1. I’d be grateful to learn if somebody ever ran into prominent examples of the following slight generalization of the concept of the center of a category:
The center $Z(\mathcal{C})$ of $\mathcal{C}$ is an abelian monoid since it is constructed as a one-object one-morphism 2-category, namely
$Z(\mathcal{C}) :=\mathrm{End}_{\mathrm{Cat}}(\mathrm{Id}_{\mathcal{C}}))$.
But now suppose we have a finite group $G$ acting strictly on $\mathcal{C}$
$R : \Sigma G : \mathrm{Aut}_{\mathrm{Cat}}(\mathcal{C})$
by functors $R_g : \mathcal{C} \to \mathcal{C}$ for all $g \in G$.
Then we can consider the $G$-graded monoid
$\mathrm{Hom}_{\mathrm{Cat}}(\mathrm{Id}_{\mathcal{C}},-) := \bigcup_{g \in G} \mathrm{Hom}_{\mathrm{Cat}}(\mathrm{Id}_{\mathcal{C}},R_g)$.
This is no longer abelian. But almost so: we may pass an element $b$ of this monoid past an element $a$ in degree $g$ up to a twist
$a \cdot b = \mathrm{Ad}_g(b) \cdot a$.
This game may be played not just with 1-categories, but also for instance with 2-categories. There it turns out to reproduce a concept introduced by Turaev and Kirillov, that of $G$-equivariant fusion categories: these generalize braided monoidal categories of reps of vertex operator algebras to something like $G$-orbifold versions.
But here I am looking for places where this “$G$-twisted center” has been considered for 1-categories. Has anyone seen this?

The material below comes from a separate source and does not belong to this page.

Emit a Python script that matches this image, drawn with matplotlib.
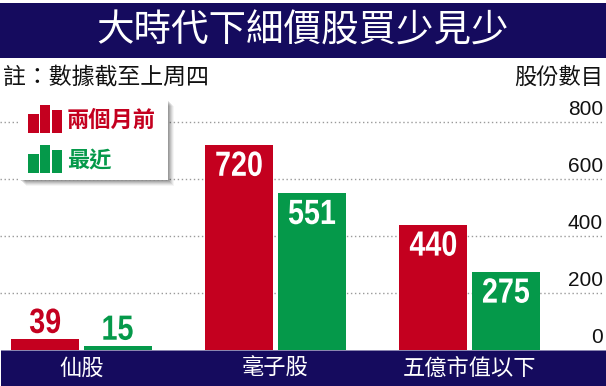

2. Sorry for the typesetting mess. Without a comment preview this is hard to avoid. The lesson I learned this time: don’t use line breaks in LaTeX environment…

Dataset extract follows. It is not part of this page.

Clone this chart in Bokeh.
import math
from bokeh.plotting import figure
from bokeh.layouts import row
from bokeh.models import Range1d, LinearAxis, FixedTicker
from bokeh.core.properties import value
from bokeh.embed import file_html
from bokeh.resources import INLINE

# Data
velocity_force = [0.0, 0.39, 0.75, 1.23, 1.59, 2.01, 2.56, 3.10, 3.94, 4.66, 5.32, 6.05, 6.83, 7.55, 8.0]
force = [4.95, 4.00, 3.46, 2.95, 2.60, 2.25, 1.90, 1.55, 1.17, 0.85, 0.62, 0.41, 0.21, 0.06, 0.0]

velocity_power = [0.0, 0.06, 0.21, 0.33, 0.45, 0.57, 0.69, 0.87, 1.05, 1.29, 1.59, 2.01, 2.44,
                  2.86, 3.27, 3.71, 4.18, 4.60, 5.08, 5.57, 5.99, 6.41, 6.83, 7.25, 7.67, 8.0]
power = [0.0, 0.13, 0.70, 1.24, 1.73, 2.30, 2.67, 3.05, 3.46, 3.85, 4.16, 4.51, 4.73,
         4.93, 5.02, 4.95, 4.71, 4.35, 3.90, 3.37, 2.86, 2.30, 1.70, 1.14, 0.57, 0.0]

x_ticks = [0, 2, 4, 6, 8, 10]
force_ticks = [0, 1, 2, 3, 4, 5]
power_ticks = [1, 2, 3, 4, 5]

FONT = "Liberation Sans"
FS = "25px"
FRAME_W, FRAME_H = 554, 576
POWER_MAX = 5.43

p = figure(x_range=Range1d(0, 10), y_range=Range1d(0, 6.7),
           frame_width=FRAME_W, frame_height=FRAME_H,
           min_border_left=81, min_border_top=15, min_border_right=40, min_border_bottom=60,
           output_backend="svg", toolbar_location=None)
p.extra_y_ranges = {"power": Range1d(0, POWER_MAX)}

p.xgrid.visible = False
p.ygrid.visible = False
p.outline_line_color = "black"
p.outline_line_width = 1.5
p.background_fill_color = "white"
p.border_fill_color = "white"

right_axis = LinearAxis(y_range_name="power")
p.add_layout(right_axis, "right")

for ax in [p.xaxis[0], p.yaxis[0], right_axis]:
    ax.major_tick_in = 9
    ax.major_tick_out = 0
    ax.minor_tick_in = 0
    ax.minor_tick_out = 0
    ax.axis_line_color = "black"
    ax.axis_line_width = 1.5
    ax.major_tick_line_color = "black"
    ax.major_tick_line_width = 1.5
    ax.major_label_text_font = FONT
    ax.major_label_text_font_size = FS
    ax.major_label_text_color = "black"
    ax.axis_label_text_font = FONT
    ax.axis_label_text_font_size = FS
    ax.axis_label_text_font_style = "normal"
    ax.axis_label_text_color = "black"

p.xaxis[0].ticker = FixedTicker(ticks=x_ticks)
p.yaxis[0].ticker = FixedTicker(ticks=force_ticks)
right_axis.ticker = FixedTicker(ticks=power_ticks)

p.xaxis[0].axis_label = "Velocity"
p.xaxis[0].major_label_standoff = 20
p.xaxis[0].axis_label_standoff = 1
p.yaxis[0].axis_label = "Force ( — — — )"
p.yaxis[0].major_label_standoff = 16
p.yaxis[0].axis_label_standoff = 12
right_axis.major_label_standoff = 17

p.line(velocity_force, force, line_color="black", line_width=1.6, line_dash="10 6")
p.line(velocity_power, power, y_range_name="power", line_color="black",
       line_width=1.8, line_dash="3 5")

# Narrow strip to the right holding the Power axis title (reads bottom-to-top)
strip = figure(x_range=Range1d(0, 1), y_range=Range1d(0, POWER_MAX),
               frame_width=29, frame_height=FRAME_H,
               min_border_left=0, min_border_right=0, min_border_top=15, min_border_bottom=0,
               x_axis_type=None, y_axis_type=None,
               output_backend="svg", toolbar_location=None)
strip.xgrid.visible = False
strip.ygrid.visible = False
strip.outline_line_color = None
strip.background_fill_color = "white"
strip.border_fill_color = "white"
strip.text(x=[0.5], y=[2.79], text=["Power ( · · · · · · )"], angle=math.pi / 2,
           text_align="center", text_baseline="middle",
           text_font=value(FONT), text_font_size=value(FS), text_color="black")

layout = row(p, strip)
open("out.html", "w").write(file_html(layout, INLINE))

3. Sounds vaguely reminiscent of some of this stuff Noah’s been doing with braided monoidal categories fibered over a group, though he has a very specific example in mind, rather than a general construction.

4. stuff Noah’s been doing with braided monoidal categories fibered over a group

Is that the one referred to as

Braiding for quantum groups at roots of unity (in preparation)

I’d be interested in seeing that. I did think about looking into categories fibered over something in this context, but there are some reasons for me to look at it from another point of view.

I now have a detailed description of what I have in mind here:

I happen to be interested in that mostly as a way to understand rational SCFT a little more conceptually. I am talking about that relation in Supercategories.

5. That would be it. If you want to know more details, I’m sure Noah can supply. Hell, he might even have a readable draft by now.

6. Noah Snyder says:

That is what Ben was refering to. It’s definitely a subject with a similar flavor to what you’re dicussing, but also a bit different. You can see the basic outline in Kashaev and Reshetikhin’s papers (especially this one which I think still isn’t on the arxiv).

The paper Kolya and I are writing will hopefully be done sometime early in the fall. I wish it were going to be done sooner but it got delayed due to Kolya’s being in Denmark, and now I have Mathcamp and so won’t have a chance to write it. However, in terms of the general structure it doesn’t add much to what’s already in Kashaev and Reshetikhin’s papers. It mostly concerns certain technical issues in generalizing from sl_2 to arbitrary type.

7. There is

R. Kashaev, N. Reshetikhin,
Braiding for the quantum $\mathfrak{gl}_2$ at roots of unity,
math/0410182.